Celso Brandão foi o primeiro comprador das máscaras de Seu Gilberto e maior incentivador
Celso Brandão foi o primeiro comprador das máscaras de Seu Gilberto e maior incentivador - Foto: Cortesia/Celso Brandão
 

O primeiro comprador das máscaras de Seu Gilberto foi o realizador audiovisual alagoano Celso Brandão, que acabou desempenhando o papel de grande incentivador do Seu Gilberto, segundo o próprio mestre.

Pelas mãos e pelas lentes de Celso, as máscaras do Seu Gilberto se espalharam pelo mundo. Algumas das fotografias e vídeos de Celso Brandão se tornaram verdadeiros patrimônios da cultura alagoana, ajudando a salvaguardar detalhes do processo de feitura das máscaras e dos Bobos nas ruas de Porto de Pedras.

“Minha convivência e admiração pelo mascareiro Gilberto de Tatuamunha teve início num sábado de carnaval dos anos 90, quando, por tradição materna, ele botava o bloco na rua, inflamando os foliões desse belo povoado, com ritmo africano e o poder ancestral da mascarada. Sr.
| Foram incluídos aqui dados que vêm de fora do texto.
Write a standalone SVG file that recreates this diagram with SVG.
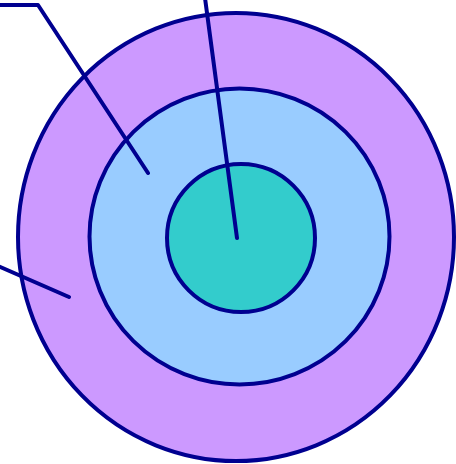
<svg xmlns="http://www.w3.org/2000/svg" width="456" height="464" viewBox="0 0 456 464">
  <style>
    .ring { stroke: #000090; stroke-width: 4; }
    .lead { fill: none; stroke: #000090; stroke-width: 4; stroke-linecap: round; stroke-linejoin: round; }
  </style>
  <rect width="456" height="464" fill="#ffffff"/>
  <g id="outer">
    <ellipse class="ring" cx="236" cy="237" rx="218" ry="224" fill="#cc99ff"/>
  </g>
  <g id="middle">
    <ellipse class="ring" cx="239.5" cy="236.5" rx="150" ry="148" fill="#99ccff"/>
  </g>
  <g id="inner">
    <ellipse class="ring" cx="241" cy="238" rx="74" ry="74" fill="#33cccc"/>
  </g>
  <g id="connectors">
    <polyline class="lead" points="-2,5 38,5 148,173"/>
    <polyline class="lead" points="205,-2 237,238"/>
    <polyline class="lead" points="-2,266 69,297"/>
  </g>
</svg>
Gilberto parte, mas nos deixa a alegria e o conforto de seu inestimável legado”, disse Celso Brandão à reportagem.

São João, jovem artista e pesquisador da cultura popular alagoana, também emprestou sua voz nas redes sociais para falar do impacto da partida do Seu Gilberto. O cantor disse que quando conheceu o mestre, o procurou para agradecer pela resistência, “apesar da juventude”.

“Apesar de nós porque na nossa juventude naturalizamos construções de imaginários felizes nos grandes centros urbanos e tomados por ignorância excluímos os interiores desse País. Os grandes centros urbanos são apáticos e sem cor. Não existem Gilbertos nos grandes centros urbanos”, disse o artista.

“Com a ida do Mestre, portanto, emerge a necessidade e a responsabilidade que pesa sobre os ombros da juventude de Tatuamunha e região. Esse estandarte não pode baixar e não vai. A cada novo dia ‘que refulge ao sorrir das manhãs’ eu aumento a minha convicção de que estou no caminho certo e que meus estudos, minha arte e minhas utopias existem por e para a manutenção dessa beleza cultural que batuca, colore e dá sentido às Alagoas”, concluiu o jovem.